11 July 2013

Some Thoughts on Heroes

Our culture tells us that a hero is someone who pulls a child from a burning building. Or perhaps someone who single-handedly foils a bank robbery. Or even someone who scores 50 points in a basketball game.

I don't think that these feats begin to scratch the surface of true heroism.

A hero is someone who consistently sacrifices his own ambitions, dreams, and sleep for  the good of others. A hero is someone who stays when it would be much easier to leave. A hero is someone who serves even when it is costly or unrewarding.

When a father chooses family time over Halo, that is heroism. When a mother chooses to bake cookies with her daughter to the neglect of her Pinterest boards, that is heroism. When I choose the well-being of my wife and sons over another hour at work, I like to think that is heroism, too.

I started writing this post on June 16, which was Father's Day. I guess that my mind turns naturally toward heroics on that day, since my father is one of the most heroic men I know. His whole life has been poured out in service to his wife, his children, his church, his students -- in short, anyone who needed help.

Dad is a kind, thoughtful, sympathetic man. He loves to do good work, to solve problems, and to give his family what they need. He is intelligent but not puffed up, skillful but not proud, and full of wisdom without giving an air of superiority.

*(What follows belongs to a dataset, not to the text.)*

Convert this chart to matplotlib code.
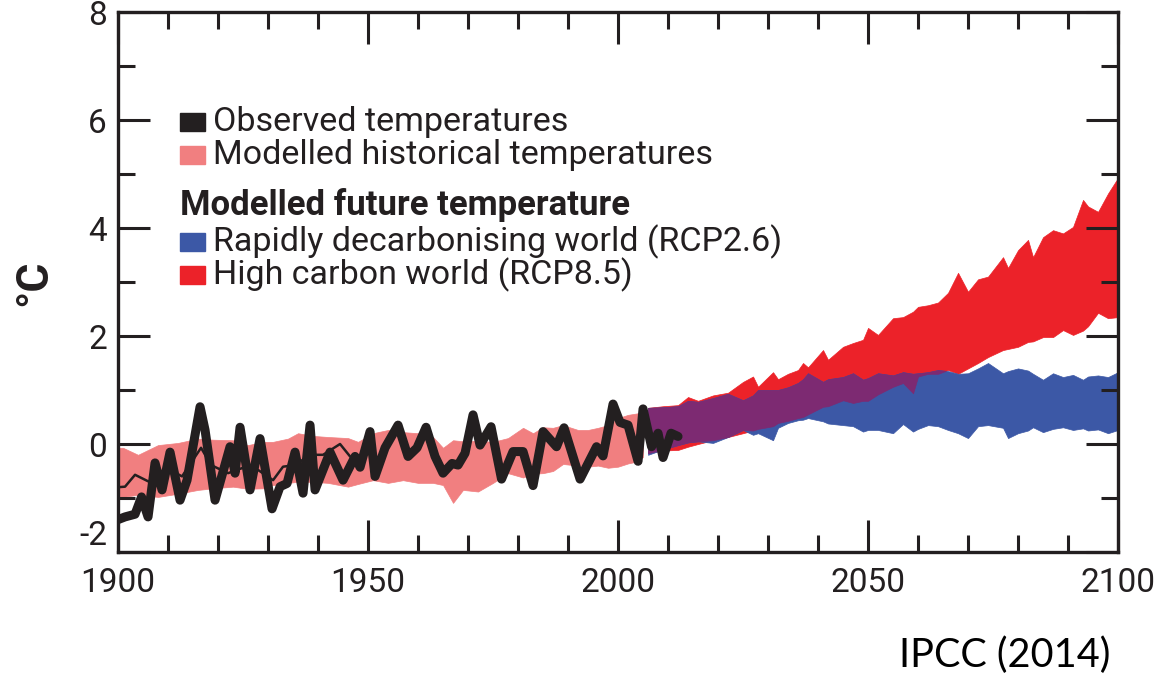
import numpy as np
import matplotlib.pyplot as plt
from matplotlib.patches import Rectangle

# modelled historical range (pink band)
hist_years = [1900, 1901, 1904, 1908, 1912, 1916, 1919, 1923, 1926, 1929, 1931, 1934, 1936,
              1939, 1942, 1946, 1948, 1951, 1954, 1957, 1960, 1963, 1965, 1967, 1969, 1972,
              1975, 1978, 1981, 1983, 1985, 1987, 1989, 1992, 1994, 1996, 1998, 2000, 2002,
              2004, 2005]
hist_hi = [-0.07, -0.07, -0.20, -0.02, 0.02, 0.10, 0.08, 0.07, -0.02, 0.04, 0.04, 0.10, 0.20,
           0.15, 0.13, 0.11, 0.04, 0.20, 0.26, 0.22, 0.20, 0.13, -0.07, 0.07, 0.05, 0.06,
           0.04, 0.11, 0.30, 0.20, 0.31, 0.30, 0.35, 0.26, 0.26, 0.30, 0.35, 0.48, 0.54,
           0.57, 0.63]
hist_lo = [-0.98, -0.98, -0.94, -0.98, -0.92, -0.85, -0.82, -0.79, -0.83, -0.82, -0.76, -0.72, -0.70,
           -0.70, -0.72, -0.79, -0.74, -0.67, -0.72, -0.67, -0.72, -0.72, -0.76, -1.09, -0.85, -0.88,
           -0.72, -0.54, -0.62, -0.55, -0.54, -0.50, -0.37, -0.40, -0.42, -0.40, -0.44, -0.42, -0.36,
           -0.32, -0.24]

# observed temperatures (main thick trace)
obs_years = [1900, 1901.4, 1903.4, 1904.7, 1906, 1907.4, 1908.8, 1910.4, 1912.4, 1913.8, 1916.4,
             1917.4, 1919.4, 1922.4, 1923.4, 1924.4, 1926.4, 1928.4, 1930.8, 1932.4, 1933.8,
             1935.4, 1937, 1938.4, 1939.4, 1942.4, 1945, 1947.4, 1948.4, 1950.4, 1951.4, 1953.4,
             1956, 1958, 1959.8, 1961.6, 1963.4, 1965, 1966.8, 1968, 1969.4, 1971, 1972.4, 1974.6,
             1976.7, 1979, 1981, 1983, 1985, 1987.7, 1989.2, 1992.4, 1995.7, 1997, 1999, 2000.4,
             2002, 2004, 2005, 2006.7, 2008, 2009, 2010.6, 2012]
obs_temp = [-1.40, -1.35, -1.30, -0.98, -1.35, -0.35, -0.85, -0.15, -1.04, -0.67, 0.69,
            0.26, -1.04, -0.05, -0.54, 0.31, -0.85, 0.10, -1.20, -0.79, -0.73,
            -0.15, -0.91, 0.35, -0.85, -0.15, -0.67, -0.23, -0.43, 0.23, -0.60, -0.07,
            0.35, -0.23, -0.07, 0.31, -0.23, -0.54, -0.36, -0.39, -0.17, 0.54, -0.02, 0.32,
            -0.65, -0.14, -0.14, -0.77, 0.23, -0.05, 0.30, -0.65, -0.05, -0.22, 0.74, 0.40,
            0.35, -0.32, 0.65, -0.05, 0.20, -0.25, 0.20, 0.14]

# second observed dataset, visible apart from the main trace before 1950
obs2_years = [1900, 1901.4, 1903.4, 1906, 1908, 1910.4, 1912.8, 1916.6, 1918.6, 1922, 1925.6,
              1928, 1931, 1933, 1935.4, 1938.4, 1941, 1944.4, 1946.4, 1948.4, 1950.4]
obs2_temp = [-0.80, -0.79, -0.57, -0.69, -0.73, -0.48, -0.60, -0.07, -0.39, -0.54, -0.42,
             -0.48, -0.67, -0.42, -0.39, -0.20, -0.20, 0.00, -0.23, -0.30, 0.15]

# future projections
fut_years = [2006, 2009, 2012, 2014, 2016, 2019, 2022, 2025, 2027, 2028, 2031, 2032, 2034, 2036,
             2037, 2038, 2041, 2042, 2045, 2047, 2049, 2050, 2052, 2055, 2057, 2059, 2060, 2062,
             2064, 2066, 2068, 2070, 2072, 2074, 2077, 2078, 2080, 2082, 2083, 2085, 2087, 2089,
             2091, 2093, 2094, 2096, 2098, 2100]
rcp85_hi = [0.67, 0.70, 0.72, 0.87, 0.80, 0.90, 0.95, 1.15, 1.25, 1.06, 1.33, 1.20, 1.30, 1.37,
            1.50, 1.42, 1.74, 1.56, 1.80, 1.87, 1.93, 2.15, 2.02, 2.33, 2.35, 2.45, 2.54, 2.57,
            2.62, 2.80, 3.17, 2.82, 3.05, 3.10, 3.46, 3.26, 3.59, 3.78, 3.46, 3.83, 3.96, 3.90,
            4.02, 4.52, 4.40, 4.30, 4.64, 4.93]
rcp85_lo = [-0.17, -0.12, -0.11, -0.05, 0.00, 0.07, 0.13, 0.20, 0.25, 0.28, 0.33, 0.39, 0.43, 0.48,
            0.50, 0.55, 0.69, 0.70, 0.81, 0.76, 0.80, 0.80, 0.92, 1.06, 1.13, 0.94, 1.25, 1.30,
            1.30, 1.37, 1.30, 1.40, 1.50, 1.61, 1.74, 1.76, 1.80, 1.89, 1.90, 1.98, 1.98, 2.11,
            2.02, 2.10, 2.18, 2.43, 2.33, 2.35]
rcp26_hi = [0.67, 0.68, 0.70, 0.80, 0.78, 0.85, 0.93, 0.81, 0.90, 1.00, 1.00, 1.00, 1.05, 1.13,
            1.20, 1.31, 1.15, 1.20, 1.24, 1.31, 1.19, 1.22, 1.31, 1.27, 1.33, 1.30, 1.31, 1.33,
            1.37, 1.35, 1.30, 1.31, 1.40, 1.50, 1.31, 1.35, 1.40, 1.36, 1.30, 1.19, 1.31, 1.24,
            1.28, 1.19, 1.25, 1.27, 1.24, 1.33]
rcp26_lo = [-0.20, -0.10, -0.02, 0.03, 0.05, 0.02, 0.13, 0.26, 0.17, 0.20, 0.07, 0.30, 0.39, 0.44,
            0.45, 0.48, 0.42, 0.38, 0.35, 0.33, 0.23, 0.26, 0.26, 0.20, 0.37, 0.23, 0.28, 0.35,
            0.33, 0.26, 0.20, 0.11, 0.33, 0.35, 0.30, 0.11, 0.20, 0.25, 0.31, 0.22, 0.28, 0.31,
            0.26, 0.29, 0.25, 0.27, 0.20, 0.26]

legend_items = ['Observed temperatures', 'Modelled historical temperatures']
legend_title = 'Modelled future temperature'
future_items = ['Rapidly decarbonising world (RCP2.6)', 'High carbon world (RCP8.5)']

ink = '#231F20'
pink = '#F17F80'
red = '#EC2229'
blue = '#3C58A6'
purple = '#7D2A72'

plt.rcParams['font.family'] = ['Roboto', 'DejaVu Sans']
plt.rcParams['axes.unicode_minus'] = False

fig = plt.figure(figsize=(11.55, 6.82), dpi=100)
ax = fig.add_axes([0.1022, 0.1906, 0.8658, 0.7918])

ax.fill_between(hist_years, hist_lo, hist_hi, color=pink, lw=0.5)
ax.fill_between(fut_years, rcp85_lo, rcp85_hi, color=red, lw=0.5)
ax.fill_between(fut_years, rcp26_lo, rcp26_hi, color=blue, lw=0.5)
ov_lo = np.maximum(rcp85_lo, rcp26_lo)
ov_hi = np.minimum(rcp85_hi, rcp26_hi)
ax.fill_between(fut_years, ov_lo, ov_hi, where=ov_hi > ov_lo, interpolate=True,
                color=purple, lw=0.5)

ax.plot(obs2_years, obs2_temp, color=ink, lw=1.8, solid_joinstyle='round')
ax.plot(obs_years, obs_temp, color=ink, lw=6.5, solid_joinstyle='round', solid_capstyle='round')

ax.set_xlim(1900, 2100)
ax.set_ylim(-2, 8)
ax.set_xticks([1900, 1950, 2000, 2050, 2100])
ax.set_xticks(range(1900, 2101, 10), minor=True)
ax.set_yticks(range(-2, 9, 2))
ax.set_yticks(range(-1, 8, 2), minor=True)
ax.tick_params(which='both', direction='in', top=True, right=True, width=2.2,
               color=ink, labelcolor=ink, labelsize=24)
ax.tick_params(which='major', length=23)
ax.tick_params(which='minor', length=12)
ax.tick_params(axis='x', pad=11)
ax.tick_params(axis='y', pad=8)
for s in ax.spines.values():
    s.set_linewidth(2.4)
    s.set_color(ink)

# lift the lowest y label clear of "1900", as in the original
fig.canvas.draw()
ax.get_yticklabels()[0].set_va('bottom')

fig.text(0.030, 0.586, '°C', rotation=90, fontsize=32, fontweight='bold', color=ink,
         ha='center', va='center')

# legend drawn by hand
rows = [0.796, 0.735]
for y, lab, c in zip(rows, legend_items, [ink, pink]):
    ax.add_patch(Rectangle((0.062, y - 0.017), 0.025, 0.034, color=c, transform=ax.transAxes))
    ax.text(0.095, y, lab, transform=ax.transAxes, fontsize=24.5, color=ink, va='center')
ax.text(0.062, 0.643, legend_title, transform=ax.transAxes, fontsize=25, fontweight='bold',
        color=ink, va='center')
rows = [0.574, 0.513]
for y, lab, c in zip(rows, future_items, [blue, red]):
    ax.add_patch(Rectangle((0.062, y - 0.017), 0.025, 0.034, color=c, transform=ax.transAxes))
    ax.text(0.095, y, lab, transform=ax.transAxes, fontsize=24.5, color=ink, va='center')

fig.text(0.870, 0.040, 'IPCC (2014)', fontsize=28.5, family='Lato', color='black',
         ha='center', va='center')

fig.savefig('out.png', dpi=100)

I remember riding into town with Dad when I was an undergrad at the university where he taught. We would park a couple of blocks off campus and walk together down side streets toward his office. As we went along, I would talk about all of the exciting new ideas I was encountering in my classes. Dad always listened carefully, treating me as though my unoriginal thoughts mattered immensely.

I still remember one of our exchanges very vividly. I was talking excitedly about Zeno's paradox of Achilles and the tortoise, which Dad didn't have a lot of use for. After patiently hearing me out, he said, "Son, I can tell you love to think about these ideas, and that's great. Just remember this: People are always more important than ideas."

To say that people are more important than ideas is noble. To consistently live it, even when the people are ugly and ungrateful and have serious problems, is heroic.

I'm very thankful that this particular hero is my father. I can't imagine a better one.